On Friday afternoon, the National Book Foundation sent an e-mail to publishers to introduce a new petition process to ensure that authors who are not U.S. citizens are eligible to participate in the annual National Book Awards. The NBF, which administers the awards, has had a long-standing citizenship requirement for NBA participants, but it has often received submissions from authors who are not citizens, and those submissions have increased in recent years.

The new process is for authors who are not U.S. citizens but who have lived in the U.S. for 10 years or more, and for those who have “particularly complex immigration issues,” the email noted. The NBF sees it as a means of allowing more authors to participate in the awards.
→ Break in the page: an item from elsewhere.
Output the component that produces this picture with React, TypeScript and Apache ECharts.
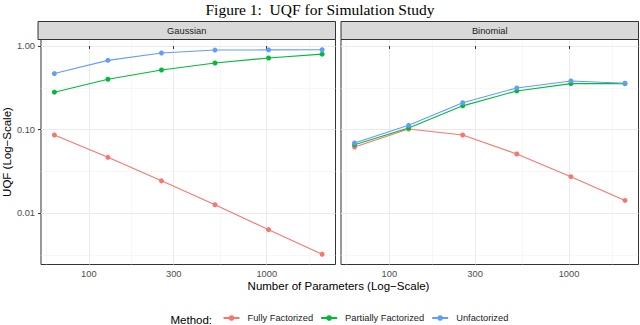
import React, { useEffect, useRef } from "react";
import * as echarts from "echarts";

// ---- data ----
const paramCounts = [64, 128, 256, 512, 1024, 2048];
const methods = ["Fully Factorized", "Partially Factorized", "Unfactorized"];
const panels = ["Gaussian", "Binomial"];
const gaussianFully = [0.0865, 0.0468, 0.0245, 0.0127, 0.0064, 0.00325];
const gaussianPartially = [0.281, 0.401, 0.518, 0.628, 0.72, 0.8];
const gaussianUnfactorized = [0.469, 0.675, 0.826, 0.896, 0.9, 0.904];
const binomialFully = [0.0622, 0.102, 0.0865, 0.0513, 0.0275, 0.0143];
const binomialPartially = [0.0663, 0.105, 0.193, 0.291, 0.356, 0.356];
const binomialUnfactorized = [0.0694, 0.113, 0.21, 0.316, 0.383, 0.36];
const xTickLabels = [100, 300, 1000];
const yTickLabels = [0.01, 0.1, 1];

const colors = ["#F8766D", "#00BA38", "#619CFF"];
const FONT = "Liberation Sans, Arial, Helvetica, sans-serif";

export default function App() {
  const ref = useRef<HTMLDivElement>(null);
  useEffect(() => {
    if (!ref.current) return;
    const chart = echarts.init(ref.current, undefined, { renderer: "svg" });
    const L = Math.log10;
    const xs = paramCounts.map(L);
    const xMin = L(64) - 0.05 * (L(2048) - L(64));
    const xMax = L(2048) + 0.05 * (L(2048) - L(64));
    const allY = [
      ...gaussianFully, ...gaussianPartially, ...gaussianUnfactorized,
      ...binomialFully, ...binomialPartially, ...binomialUnfactorized,
    ].map(L);
    const yLo = Math.min(...allY), yHi = Math.max(...allY);
    const yMin = yLo - 0.05 * (yHi - yLo);
    const yMax = yHi + 0.05 * (yHi - yLo);

    const xMajor = xTickLabels.map(L);
    const xStep = xMajor[1] - xMajor[0];
    const xExt = [xMajor[0] - xStep, ...xMajor, xMajor[xMajor.length - 1] + xStep];
    const xMinor: number[] = [];
    for (let i = 0; i < xExt.length - 1; i++) xMinor.push((xExt[i] + xExt[i + 1]) / 2);
    const yMajor = yTickLabels.map(L);
    const yExt = [yMajor[0] - 1, ...yMajor, yMajor[yMajor.length - 1] + 1];
    const yMinor: number[] = [];
    for (let i = 0; i < yExt.length - 1; i++) yMinor.push((yExt[i] + yExt[i + 1]) / 2);

    const grids = [
      { left: 38, top: 39.5, width: 297.5, height: 225 },
      { left: 341, top: 39.5, width: 297.5, height: 225 },
    ];

    const xAxes: any[] = [];
    const yAxes: any[] = [];
    grids.forEach((g, gi) => {
      xAxes.push({
        type: "value", gridIndex: gi, min: xMin, max: xMax, z: 1,
        axisLine: { show: false },
        axisTick: { show: true, length: 3, customValues: xMajor, lineStyle: { color: "#333333", width: 1 } },
        axisLabel: {
          show: true, customValues: xMajor, margin: 5, color: "#4d4d4d", fontSize: 9.3, fontFamily: FONT,
          formatter: (v: number) => String(Math.round(Math.pow(10, v))),
        },
        splitLine: { show: true, lineStyle: { color: "#ebebeb", width: 1 } },
      });
      xAxes.push({
        type: "value", gridIndex: gi, min: xMin, max: xMax, z: 0,
        axisLine: { show: false },
        axisTick: { show: false, customValues: xMinor },
        axisLabel: { show: false },
        splitLine: { show: true, lineStyle: { color: "#f2f2f2", width: 0.6 } },
      });
      yAxes.push({
        type: "value", gridIndex: gi, min: yMin, max: yMax, z: 1,
        name: gi === 0 ? "UQF (Log\u2212Scale)" : "",
        nameLocation: "middle", nameGap: 27, nameRotate: 90,
        nameTextStyle: { fontSize: 11.5, color: "#000", fontFamily: FONT },
        axisLine: { show: false },
        axisTick: { show: gi === 0, length: 3, customValues: yMajor, lineStyle: { color: "#333333", width: 1 } },
        axisLabel: {
          show: gi === 0, customValues: yMajor, margin: 6, color: "#4d4d4d", fontSize: 9.3, fontFamily: FONT,
          formatter: (v: number) => Math.pow(10, v).toFixed(2),
        },
        splitLine: { show: true, lineStyle: { color: "#ebebeb", width: 1 } },
      });
      yAxes.push({
        type: "value", gridIndex: gi, min: yMin, max: yMax, z: 0,
        axisLine: { show: false },
        axisTick: { show: false, customValues: yMinor },
        axisLabel: { show: false },
        splitLine: { show: true, lineStyle: { color: "#f2f2f2", width: 0.6 } },
      });
    });

    const panelData = [
      [gaussianFully, gaussianPartially, gaussianUnfactorized],
      [binomialFully, binomialPartially, binomialUnfactorized],
    ];
    const series: any[] = [];
    panelData.forEach((arrs, pi) => {
      arrs.forEach((vals, mi) => {
        series.push({
          type: "line", name: methods[mi],
          xAxisIndex: pi * 2, yAxisIndex: pi * 2,
          data: vals.map((v, i) => [xs[i], L(v)]),
          symbol: "circle", symbolSize: 5, showSymbol: true,
          itemStyle: { color: colors[mi] },
          lineStyle: { color: colors[mi], width: 1.1 },
          z: 3 + mi,
        });
      });
    });

    const graphic: any[] = [];
    grids.forEach((g, gi) => {
      graphic.push({
        type: "rect", z: 10,
        shape: { x: g.left, y: 21.5, width: g.width, height: 18 },
        style: { fill: "#d9d9d9", stroke: "#333333", lineWidth: 1 },
      });
      graphic.push({
        type: "text", z: 11,
        x: g.left + g.width / 2, y: 30.7,
        style: {
          text: panels[gi], fill: "#1a1a1a", fontSize: 9.3, fontFamily: FONT,
          align: "center", verticalAlign: "middle",
        },
      });
    });
    graphic.push({
      type: "text", z: 11, x: 338.5, y: 286,
      style: {
        text: "Number of Parameters (Log\u2212Scale)", fill: "#000", fontSize: 11.5, fontFamily: FONT,
        align: "center", verticalAlign: "middle",
      },
    });
    graphic.push({
      type: "text", z: 11, x: 170.5, y: 319.5,
      style: {
        text: "Method:", fill: "#000", fontSize: 11.5, fontFamily: FONT,
        align: "left", verticalAlign: "middle",
      },
    });

    chart.setOption({
      animation: false,
      backgroundColor: "#ffffff",
      title: {
        text: "Figure 1:  UQF for Simulation Study", left: "center", top: 1, padding: 0,
        textStyle: { fontFamily: "Liberation Serif, serif", fontWeight: "normal", fontSize: 15.5, color: "#000" },
      },
      grid: grids.map((g) => ({ ...g, show: true, borderColor: "#333333", borderWidth: 1, backgroundColor: "#ffffff" })),
      xAxis: xAxes,
      yAxis: yAxes,
      legend: {
        data: methods, left: 222.5, top: 313.5, padding: 0, itemWidth: 16, itemHeight: 7, itemGap: 7,
        textStyle: { fontSize: 9.3, color: "#1a1a1a", fontFamily: FONT, padding: [0, 0, 0, 3] },
      },
      graphic,
      series,
    });
    return () => chart.dispose();
  }, []);
  return (
    <div
      ref={ref}
      style={{ position: "fixed", left: 0, top: 0, width: 640, height: 325 }}
    />
  );
}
The email stated that for an author to qualify for NBA consideration, publishers must answer yes to the three following questions:

  • “Has the author lived in the United States for 10 or more years as of November 30 of the Awards year?”
  • “Was the author’s book initially edited and published by a U.S.-based publisher?”
  • “Does the author consider themselves: an American immigrant who is currently and actively engaged in pursuing citizenship, OR legally unable to pursue traditional pathways to citizenship at this time?”

A source familiar with the creation of the petition process said the NBF isn’t trying to make a political statement but is trying to accommodate the growing number of submissions from noncitizens. “This is about literature, not politics,” the source said.

All NBA submissions are due by midnight on May 16, although the association may grant an extension for publishers applying for authors who are not citizens.